Pull out every line from the listing that has the word "this".
== == ==
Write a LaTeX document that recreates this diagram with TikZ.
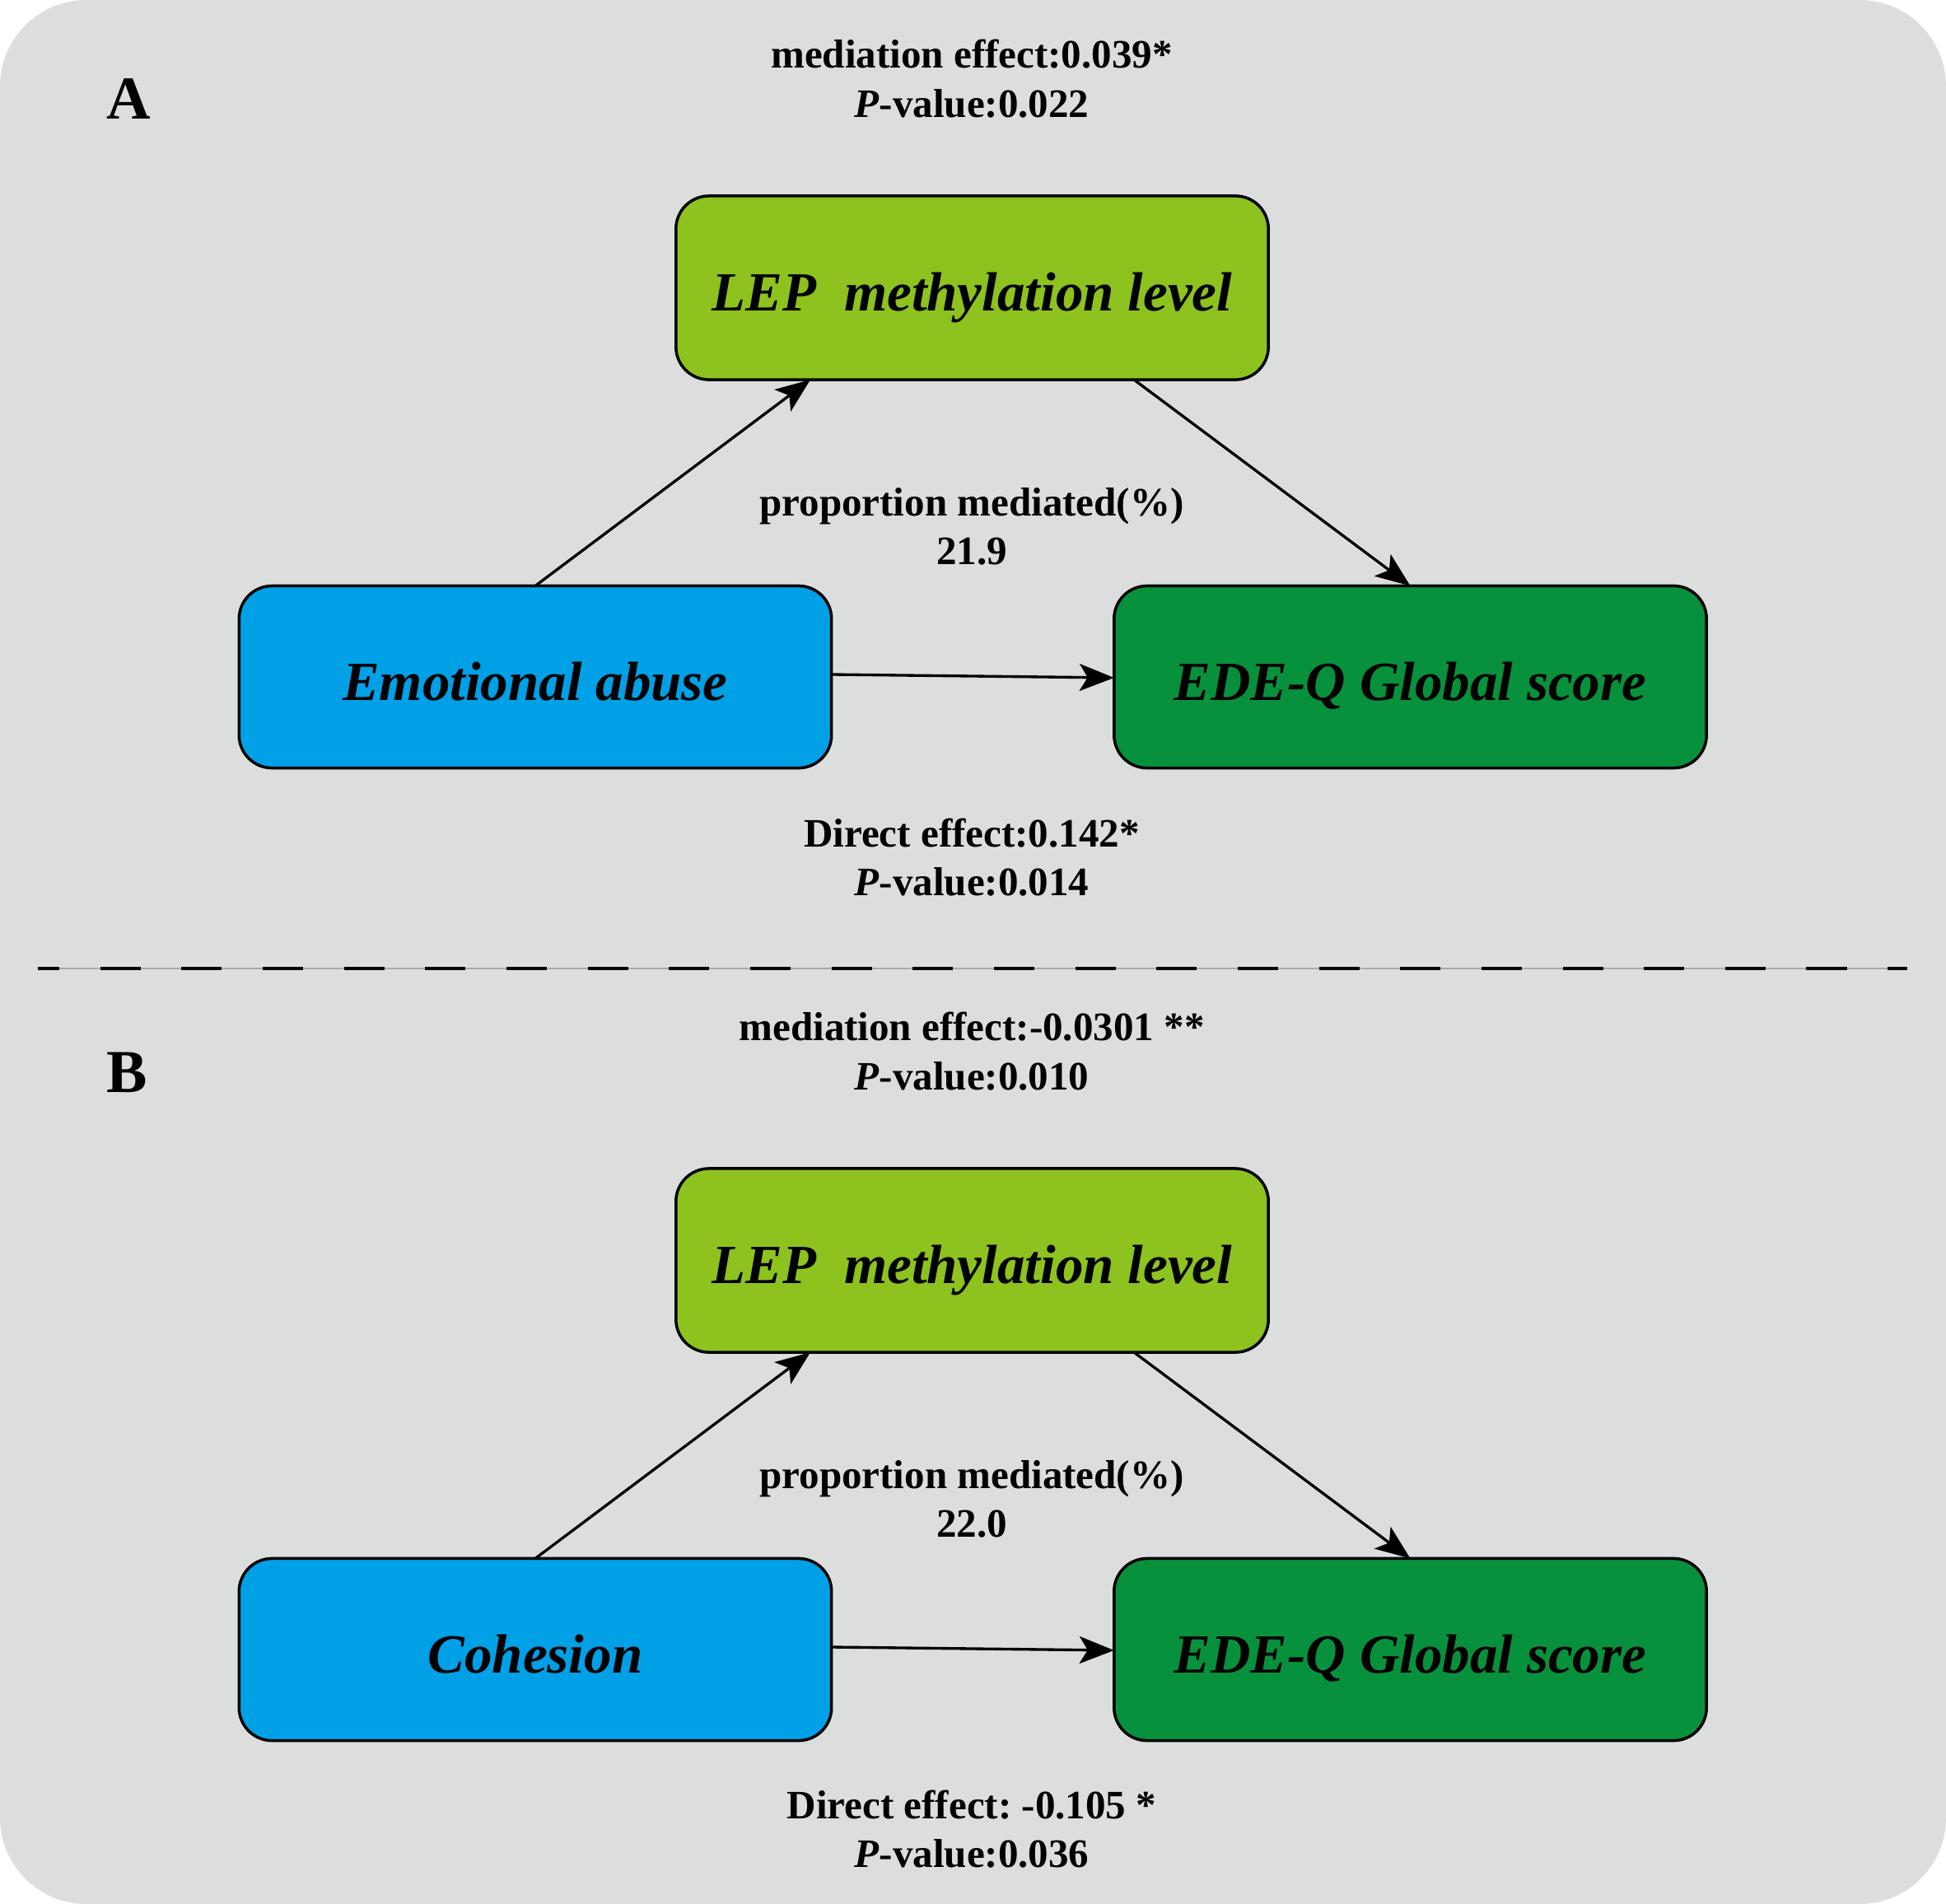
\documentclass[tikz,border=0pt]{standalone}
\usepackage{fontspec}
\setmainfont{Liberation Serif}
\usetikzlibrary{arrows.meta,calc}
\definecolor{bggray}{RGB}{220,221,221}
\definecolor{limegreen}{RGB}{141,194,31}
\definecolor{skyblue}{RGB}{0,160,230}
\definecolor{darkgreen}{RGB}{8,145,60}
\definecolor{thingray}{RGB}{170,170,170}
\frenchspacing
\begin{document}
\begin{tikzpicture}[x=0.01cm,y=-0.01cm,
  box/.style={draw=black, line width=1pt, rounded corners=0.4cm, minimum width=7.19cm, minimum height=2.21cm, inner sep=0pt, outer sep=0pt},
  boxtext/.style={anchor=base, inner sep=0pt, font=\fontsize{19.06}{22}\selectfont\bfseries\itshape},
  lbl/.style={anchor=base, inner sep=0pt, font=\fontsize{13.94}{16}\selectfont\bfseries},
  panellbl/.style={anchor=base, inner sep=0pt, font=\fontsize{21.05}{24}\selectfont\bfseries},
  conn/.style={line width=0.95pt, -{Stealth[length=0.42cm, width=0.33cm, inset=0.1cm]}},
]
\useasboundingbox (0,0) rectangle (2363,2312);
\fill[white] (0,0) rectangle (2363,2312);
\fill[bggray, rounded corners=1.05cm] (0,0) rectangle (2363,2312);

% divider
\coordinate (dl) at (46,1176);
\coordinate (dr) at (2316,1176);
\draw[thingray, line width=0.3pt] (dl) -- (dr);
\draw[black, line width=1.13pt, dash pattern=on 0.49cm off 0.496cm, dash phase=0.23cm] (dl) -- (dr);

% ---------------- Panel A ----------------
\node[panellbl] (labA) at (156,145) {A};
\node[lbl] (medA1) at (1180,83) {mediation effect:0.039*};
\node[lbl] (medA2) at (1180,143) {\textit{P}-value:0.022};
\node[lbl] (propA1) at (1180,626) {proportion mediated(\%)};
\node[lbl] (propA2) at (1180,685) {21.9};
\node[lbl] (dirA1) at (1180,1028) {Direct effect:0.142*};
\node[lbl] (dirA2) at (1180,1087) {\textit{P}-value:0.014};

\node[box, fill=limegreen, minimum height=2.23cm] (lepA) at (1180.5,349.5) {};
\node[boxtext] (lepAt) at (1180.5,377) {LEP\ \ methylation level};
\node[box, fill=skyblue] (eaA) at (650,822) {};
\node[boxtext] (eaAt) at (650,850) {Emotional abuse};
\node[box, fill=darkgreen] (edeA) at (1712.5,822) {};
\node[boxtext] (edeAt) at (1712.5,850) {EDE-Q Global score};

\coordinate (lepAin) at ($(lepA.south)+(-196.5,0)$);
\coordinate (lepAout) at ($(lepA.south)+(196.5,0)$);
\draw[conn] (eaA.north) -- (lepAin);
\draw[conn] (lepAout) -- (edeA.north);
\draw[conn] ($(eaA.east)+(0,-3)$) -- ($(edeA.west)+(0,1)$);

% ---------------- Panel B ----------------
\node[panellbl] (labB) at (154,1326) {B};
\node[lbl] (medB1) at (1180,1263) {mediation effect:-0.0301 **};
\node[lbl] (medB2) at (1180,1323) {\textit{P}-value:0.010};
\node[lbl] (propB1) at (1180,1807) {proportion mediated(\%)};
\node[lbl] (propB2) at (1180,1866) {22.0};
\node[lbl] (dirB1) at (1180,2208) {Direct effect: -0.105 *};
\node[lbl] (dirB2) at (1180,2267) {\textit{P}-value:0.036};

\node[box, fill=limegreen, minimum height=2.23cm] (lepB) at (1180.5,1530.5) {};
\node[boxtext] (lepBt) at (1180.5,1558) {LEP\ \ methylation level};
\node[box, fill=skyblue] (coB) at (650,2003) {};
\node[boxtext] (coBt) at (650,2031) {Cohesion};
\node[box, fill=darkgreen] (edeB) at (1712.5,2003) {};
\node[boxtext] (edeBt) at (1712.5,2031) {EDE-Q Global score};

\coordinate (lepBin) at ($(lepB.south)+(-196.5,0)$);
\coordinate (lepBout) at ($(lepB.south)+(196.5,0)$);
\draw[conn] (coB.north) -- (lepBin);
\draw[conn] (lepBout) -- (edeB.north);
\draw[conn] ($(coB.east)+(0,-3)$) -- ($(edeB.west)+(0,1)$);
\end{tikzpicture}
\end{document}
== == ==
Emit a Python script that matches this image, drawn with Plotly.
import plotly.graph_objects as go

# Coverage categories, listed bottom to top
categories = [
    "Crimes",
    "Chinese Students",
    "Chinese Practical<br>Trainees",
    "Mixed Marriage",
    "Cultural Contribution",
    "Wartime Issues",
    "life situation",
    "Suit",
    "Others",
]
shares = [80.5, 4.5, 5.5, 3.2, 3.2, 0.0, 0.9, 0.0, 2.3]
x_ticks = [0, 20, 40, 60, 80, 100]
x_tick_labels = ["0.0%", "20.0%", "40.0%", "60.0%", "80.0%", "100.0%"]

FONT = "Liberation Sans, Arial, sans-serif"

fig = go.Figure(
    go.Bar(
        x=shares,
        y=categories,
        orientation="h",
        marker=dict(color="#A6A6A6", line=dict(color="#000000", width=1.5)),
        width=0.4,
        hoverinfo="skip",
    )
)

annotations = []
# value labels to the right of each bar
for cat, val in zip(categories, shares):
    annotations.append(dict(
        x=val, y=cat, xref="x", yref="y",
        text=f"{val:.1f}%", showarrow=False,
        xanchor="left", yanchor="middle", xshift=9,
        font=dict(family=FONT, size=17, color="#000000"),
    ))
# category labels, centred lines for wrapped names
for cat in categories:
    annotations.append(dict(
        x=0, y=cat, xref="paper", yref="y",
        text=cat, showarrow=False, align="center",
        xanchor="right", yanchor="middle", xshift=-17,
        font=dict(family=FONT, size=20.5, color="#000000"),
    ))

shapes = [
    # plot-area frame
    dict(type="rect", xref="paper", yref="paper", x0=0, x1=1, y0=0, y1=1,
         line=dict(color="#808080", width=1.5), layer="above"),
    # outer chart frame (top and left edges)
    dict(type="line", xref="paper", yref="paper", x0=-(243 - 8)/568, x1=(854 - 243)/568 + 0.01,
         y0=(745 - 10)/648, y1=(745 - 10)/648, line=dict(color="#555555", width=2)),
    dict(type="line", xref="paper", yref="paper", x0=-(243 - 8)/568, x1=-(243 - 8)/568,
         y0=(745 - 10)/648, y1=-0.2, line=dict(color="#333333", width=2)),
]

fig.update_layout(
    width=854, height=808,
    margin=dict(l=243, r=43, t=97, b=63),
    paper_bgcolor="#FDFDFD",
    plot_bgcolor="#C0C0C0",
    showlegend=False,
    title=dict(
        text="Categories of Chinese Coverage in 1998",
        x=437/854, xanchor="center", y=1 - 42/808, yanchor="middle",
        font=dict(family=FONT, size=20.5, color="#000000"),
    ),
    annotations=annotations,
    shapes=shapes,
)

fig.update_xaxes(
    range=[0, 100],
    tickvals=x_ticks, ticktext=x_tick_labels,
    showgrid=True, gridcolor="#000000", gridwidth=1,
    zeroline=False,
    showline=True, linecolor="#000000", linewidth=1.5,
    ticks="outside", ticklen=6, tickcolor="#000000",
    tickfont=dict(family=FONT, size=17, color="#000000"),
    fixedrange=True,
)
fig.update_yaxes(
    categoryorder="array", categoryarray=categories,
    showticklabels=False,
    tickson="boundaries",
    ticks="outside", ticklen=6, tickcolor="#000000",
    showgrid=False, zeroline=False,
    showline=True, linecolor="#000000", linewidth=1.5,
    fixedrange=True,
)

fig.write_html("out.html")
== == ==
**ANSWER FOR THE TASK**
Write a LaTeX document that recreates this diagram with TikZ.
Emit a Python script that matches this image, drawn with Plotly.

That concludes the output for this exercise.